Clinton's campaign is banking, literally, that it won't matter. At this point, with two long years to go, the Democratic nominee will have a huge advantage in 2008; 49 percent of Americans polled on generic party preference want to see a Democratic president, versus a staggeringly low 21 percent preference for a Republican. Her campaign knows that winning the nomination would mean that the presidency, far-right Hillary-hatred notwithstanding, would be hers to lose.

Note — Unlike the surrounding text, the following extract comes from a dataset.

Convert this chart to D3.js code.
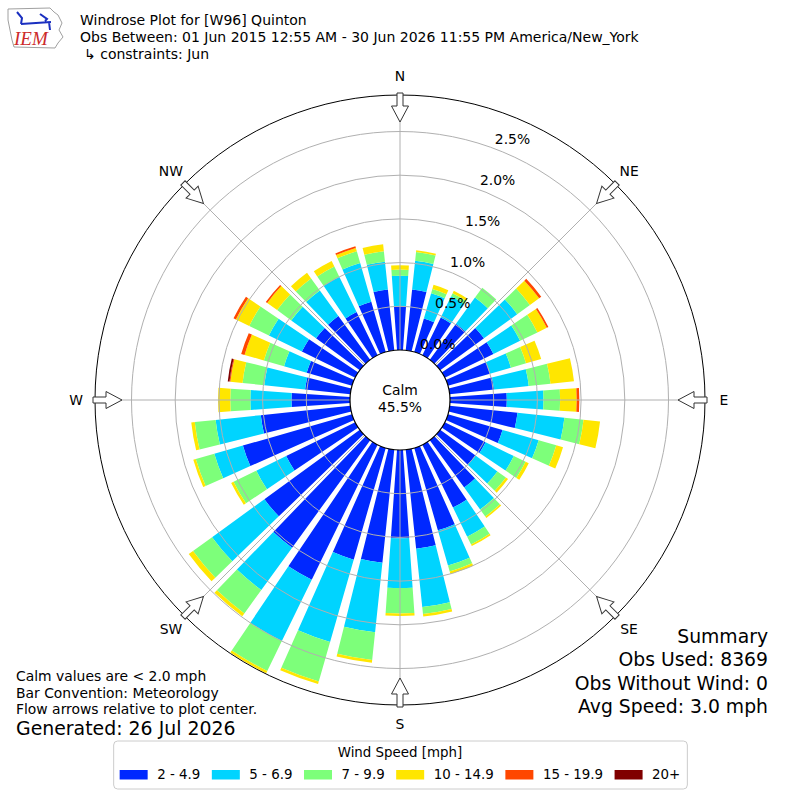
<!DOCTYPE html>
<html>
<head>
<meta charset="utf-8">
<script src="https://cdn.jsdelivr.net/npm/d3@7"></script>
<style>
  body { margin: 0; background: #fff; }
  text { font-family: "DejaVu Sans", sans-serif; fill: #000; }
</style>
</head>
<body>
<div id="chart"></div>
<script>
// wind directions (deg, meteorological) and speed bins
const directions = [0, 10, 20, 30, 40, 50, 60, 70, 80, 90, 100, 110, 120, 130, 140, 150, 160, 170,
                    180, 190, 200, 210, 220, 230, 240, 250, 260, 270, 280, 290, 300, 310, 320, 330, 340, 350];
const speedBins = ["2 - 4.9", "5 - 6.9", "7 - 9.9", "10 - 14.9", "15 - 19.9", "20+"];
const binColors = ["#0028ff", "#00d4ff", "#7dff7a", "#ffe600", "#ff4700", "#800000"];

// frequency (%) per direction for each speed bin
const freq2to5 = [0.50, 0.70, 0.40, 0.48, 0.51, 0.62, 0.62, 0.50, 0.51, 0.65, 0.78, 0.65, 0.52, 0.50, 0.67, 0.80, 0.98, 1.14,
                  1.01, 1.30, 1.33, 1.72, 1.52, 1.35, 0.88, 1.30, 1.03, 0.67, 0.52, 0.54, 0.68, 0.62, 0.62, 0.55, 0.60, 0.70];
const freq5to7 = [0.35, 0.33, 0.30, 0.27, 0.37, 0.47, 0.34, 0.25, 0.40, 0.42, 0.54, 0.43, 0.36, 0.31, 0.31, 0.37, 0.42, 0.67,
                  0.57, 0.80, 0.98, 0.78, 0.60, 0.74, 0.38, 0.34, 0.52, 0.47, 0.47, 0.27, 0.42, 0.35, 0.36, 0.45, 0.46, 0.32];
const freq7to10 = [0.07, 0.10, 0.05, 0.04, 0.14, 0.18, 0.22, 0.18, 0.25, 0.19, 0.22, 0.21, 0.15, 0.12, 0.10, 0.10, 0.07, 0.08,
                   0.29, 0.32, 0.47, 0.38, 0.33, 0.27, 0.29, 0.22, 0.24, 0.23, 0.25, 0.24, 0.25, 0.20, 0.17, 0.13, 0.14, 0.12];
const freq10to15 = [0.05, 0.02, 0.05, 0.03, 0.00, 0.13, 0.12, 0.18, 0.27, 0.19, 0.19, 0.08, 0.04, 0.03, 0.02, 0.02, 0.03, 0.03,
                    0.03, 0.03, 0.03, 0.03, 0.04, 0.06, 0.03, 0.03, 0.04, 0.14, 0.14, 0.23, 0.17, 0.14, 0.08, 0.07, 0.04, 0.08];
const freq15to20 = [0, 0, 0, 0, 0, 0.03, 0.02, 0, 0, 0.03, 0, 0, 0, 0, 0, 0, 0, 0,
                    0, 0, 0, 0, 0, 0, 0, 0, 0, 0, 0.01, 0.04, 0.03, 0.02, 0, 0, 0.02, 0];
const freq20up = [0, 0, 0, 0, 0, 0, 0, 0, 0, 0, 0, 0, 0, 0, 0, 0, 0, 0,
                  0, 0, 0, 0, 0, 0, 0, 0, 0, 0, 0.02, 0, 0, 0, 0, 0, 0, 0];

const radialTicks = [0, 0.5, 1.0, 1.5, 2.0, 2.5];
const compassNames = ["N", "NE", "E", "SE", "S", "SW", "W", "NW"];
const compassAngles = [0, 45, 90, 135, 180, 225, 270, 315];
const calmPct = 45.5;

const titleLines = ["Windrose Plot for [W96] Quinton",
                    "Obs Between: 01 Jun 2015 12:55 AM - 30 Jun 2026 11:55 PM America/New_York",
                    "\u21b3 constraints: Jun"];
const noteLines = ["Calm values are < 2.0 mph", "Bar Convention: Meteorology", "Flow arrows relative to plot center."];
const generatedText = "Generated: 26 Jul 2026";
const summaryLines = ["Summary", "Obs Used: 8369", "Obs Without Wind: 0", "Avg Speed: 3.0 mph"];

const ctx = {
    W: 800,
    H: 800,
    CX: 400,
    CY: 400,
    CALM_R: 50,
    OUTER_R: 305,
};

function createViz() {
    const svg = d3.select("#chart")
        .append("svg")
        .attr("width", ctx.W)
        .attr("height", ctx.H);

    drawHeader(svg);
    drawRose(svg);
    drawNotes(svg);
    drawLegend(svg);
}

function drawHeader(svg) {
    // small IEM logo
    const logo = svg.append("g");
    logo.append("path")
        .attr("d", "M8,9 L50,8 L54,12 L58,15 L62,23 L59,30 L63,37 L58,43 L55,48 L14,47 L12,40 L10,30 L8,20 Z")
        .attr("fill", "none")
        .attr("stroke", "#a0a0a0")
        .attr("stroke-width", 1);
    logo.append("path")
        .attr("d", "M21,24 L51,22 M17,12 L22,18 L21,24 M40,14 L47,19 L45,21 M49,22 L50,30")
        .attr("fill", "none")
        .attr("stroke", "#1a2fc0")
        .attr("stroke-width", 2);
    logo.append("text")
        .attr("x", 14).attr("y", 45)
        .style("font-family", "'Liberation Serif', serif")
        .style("font-style", "italic")
        .style("font-size", "19px")
        .style("fill", "#cc2a2a")
        .text("IEM");

    svg.selectAll(".title")
        .data(titleLines)
        .enter()
        .append("text")
        .attr("class", "title")
        .attr("x", (d, i) => i === 2 ? 84 : 80)
        .attr("y", (d, i) => 25 + i * 17)
        .style("font-size", "14px")
        .text(d => d);
}

function drawRose(svg) {
    const g = svg.append("g").attr("transform", `translate(${ctx.CX},${ctx.CY})`);

    const rScale = d3.scaleLinear()
        .domain([0, 2.5])
        .range([ctx.CALM_R, 268.5]);

    const keys = speedBins;
    const table = directions.map((dir, i) => ({
        dir: dir,
        [keys[0]]: freq2to5[i],
        [keys[1]]: freq5to7[i],
        [keys[2]]: freq7to10[i],
        [keys[3]]: freq10to15[i],
        [keys[4]]: freq15to20[i],
        [keys[5]]: freq20up[i],
    }));
    const series = d3.stack().keys(keys)(table);
    const color = d3.scaleOrdinal().domain(keys).range(binColors);

    const halfOpen = 4 * Math.PI / 180; // 80% of a 10 degree sector
    const arc = d3.arc()
        .innerRadius(d => rScale(d[0]))
        .outerRadius(d => rScale(d[1]))
        .startAngle(d => d.data.dir * Math.PI / 180 - halfOpen)
        .endAngle(d => d.data.dir * Math.PI / 180 + halfOpen)
        .padRadius(50)
        .padAngle(1 / 50);

    const bars = g.append("g").attr("class", "bars");
    series.forEach(s => {
        bars.append("g")
            .attr("fill", color(s.key))
            .selectAll("path")
            .data(s.filter(d => d[1] - d[0] > 0))
            .enter()
            .append("path")
            .attr("d", arc);
    });

    // grid circles
    g.append("g").selectAll("circle")
        .data(radialTicks.slice(1))
        .enter()
        .append("circle")
        .attr("r", d => rScale(d))
        .attr("fill", "none")
        .attr("stroke", "#b0b0b0")
        .attr("stroke-width", 1);

    // radial grid lines
    g.append("g").selectAll("line")
        .data(compassAngles)
        .enter()
        .append("line")
        .attr("x1", d => ctx.CALM_R * Math.sin(d * Math.PI / 180))
        .attr("y1", d => -ctx.CALM_R * Math.cos(d * Math.PI / 180))
        .attr("x2", d => ctx.OUTER_R * Math.sin(d * Math.PI / 180))
        .attr("y2", d => -ctx.OUTER_R * Math.cos(d * Math.PI / 180))
        .attr("stroke", "#b0b0b0")
        .attr("stroke-width", 1);

    // outer frame
    g.append("circle")
        .attr("r", ctx.OUTER_R)
        .attr("fill", "none")
        .attr("stroke", "#000")
        .attr("stroke-width", 1);

    // radial tick labels
    const labAng = 20 * Math.PI / 180;
    g.append("g").selectAll("text")
        .data(radialTicks)
        .enter()
        .append("text")
        .attr("x", d => rScale(d) * Math.sin(labAng) + 3)
        .attr("y", d => -rScale(d) * Math.cos(labAng) - 4)
        .style("font-size", "13.9px")
        .text(d => d.toFixed(1) + "%");

    // flow arrows
    const arrowPts = [[-3, -307], [3, -307], [3, -294], [8.5, -294], [0, -278], [-8.5, -294], [-3, -294]];
    g.append("g").selectAll("polygon")
        .data(compassAngles)
        .enter()
        .append("polygon")
        .attr("points", arrowPts.map(p => p.join(",")).join(" "))
        .attr("transform", d => `rotate(${d})`)
        .attr("fill", "#fff")
        .attr("stroke", "#333")
        .attr("stroke-width", 1);

    // compass labels
    g.append("g").selectAll("text")
        .data(compassNames)
        .enter()
        .append("text")
        .attr("x", (d, i) => 324 * Math.sin(compassAngles[i] * Math.PI / 180))
        .attr("y", (d, i) => -324 * Math.cos(compassAngles[i] * Math.PI / 180))
        .attr("text-anchor", "middle")
        .attr("dominant-baseline", "central")
        .style("font-size", "13.9px")
        .text(d => d);

    // calm circle
    g.append("circle")
        .attr("r", ctx.CALM_R)
        .attr("fill", "#fff")
        .attr("stroke", "#000")
        .attr("stroke-width", 1.2);
    g.append("text")
        .attr("y", -5)
        .attr("text-anchor", "middle")
        .style("font-size", "13.9px")
        .text("Calm");
    g.append("text")
        .attr("y", 12)
        .attr("text-anchor", "middle")
        .style("font-size", "13.9px")
        .text(calmPct.toFixed(1) + "%");
}

function drawNotes(svg) {
    svg.selectAll(".note")
        .data(noteLines)
        .enter()
        .append("text")
        .attr("class", "note")
        .attr("x", 16)
        .attr("y", (d, i) => 681 + i * 16.7)
        .style("font-size", "13.9px")
        .text(d => d);

    svg.append("text")
        .attr("x", 16)
        .attr("y", 735)
        .style("font-size", "18.9px")
        .text(generatedText);

    svg.selectAll(".summary")
        .data(summaryLines)
        .enter()
        .append("text")
        .attr("class", "summary")
        .attr("x", 768)
        .attr("y", (d, i) => 643 + i * 23.3)
        .attr("text-anchor", "end")
        .style("font-size", "18.8px")
        .text(d => d);
}

function drawLegend(svg) {
    const lg = svg.append("g");
    const box = lg.append("rect")
        .attr("y", 741)
        .attr("height", 48)
        .attr("rx", 4)
        .attr("fill", "#fff")
        .attr("stroke", "#cccccc")
        .attr("stroke-width", 1);

    lg.append("text")
        .attr("x", 400)
        .attr("y", 757)
        .attr("text-anchor", "middle")
        .style("font-size", "13.4px")
        .text("Wind Speed [mph]");

    // lay out entries sequentially, then center them
    const entries = lg.append("g");
    let x = 0;
    speedBins.forEach((name, i) => {
        entries.append("rect")
            .attr("x", x).attr("y", 770)
            .attr("width", 28).attr("height", 9.5)
            .attr("fill", binColors[i]);
        const t = entries.append("text")
            .attr("x", x + 37.5).attr("y", 779)
            .style("font-size", "13.4px")
            .text(name);
        x += 37.5 + t.node().getComputedTextLength() + (i < speedBins.length - 1 ? 11.5 : 0);
    });
    const x0 = 400 - x / 2;
    entries.attr("transform", `translate(${x0},0)`);
    box.attr("x", x0 - 6).attr("width", x + 13);
}

createViz();
</script>
</body>
</html>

That's why the war chest approach. It's the only way she can win. Hillary has already lost control of Democratic voters. Her signature issue is the one issue she has tried hardest to avoid for four years: Iraq. The political sands here on Iraq, let alone those in Iraq itself, are changing faster than she can triangulate to accommodate them. In the runup to the nomination, Clinton will be a force anyway, because she has a huge financial machine behind her. She is offering a perfectly safe, unthreatening message for those wealthy and well-connected elites for whom the last six years have worked just fine. The rest of us, Iowans and war protestors included, don't matter so much, and are better avoided.

But Obama will be well-financed, too. And what Barack Obama understands intuitively, John Edwards is trying to offer, and Jim Webb demonstrated amply in his short, blunt State of the Union reply last week, is that we Americans now desperately want an honest leader who says what's on their, and our, mind.

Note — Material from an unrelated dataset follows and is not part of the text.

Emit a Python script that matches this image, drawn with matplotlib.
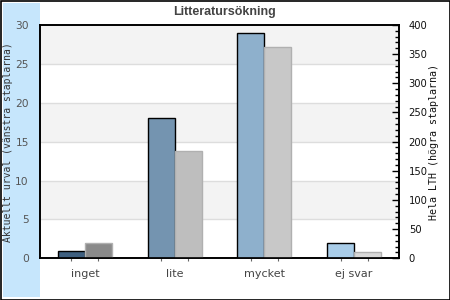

This is politics in 2007 -– not 1999. Should the nomination actually be decided by voters next year –- which Obama's entry virtually ensured -– Clinton suddenly becomes a far less compelling candidate. Triangulation is so last millennium. In a warped way, Clinton is being authentic in her inauthenticity; she's being true to who she is. But that's not enough. Money notwithstanding, Hillary Clinton is an awful candidate for our times. She would make a worse President.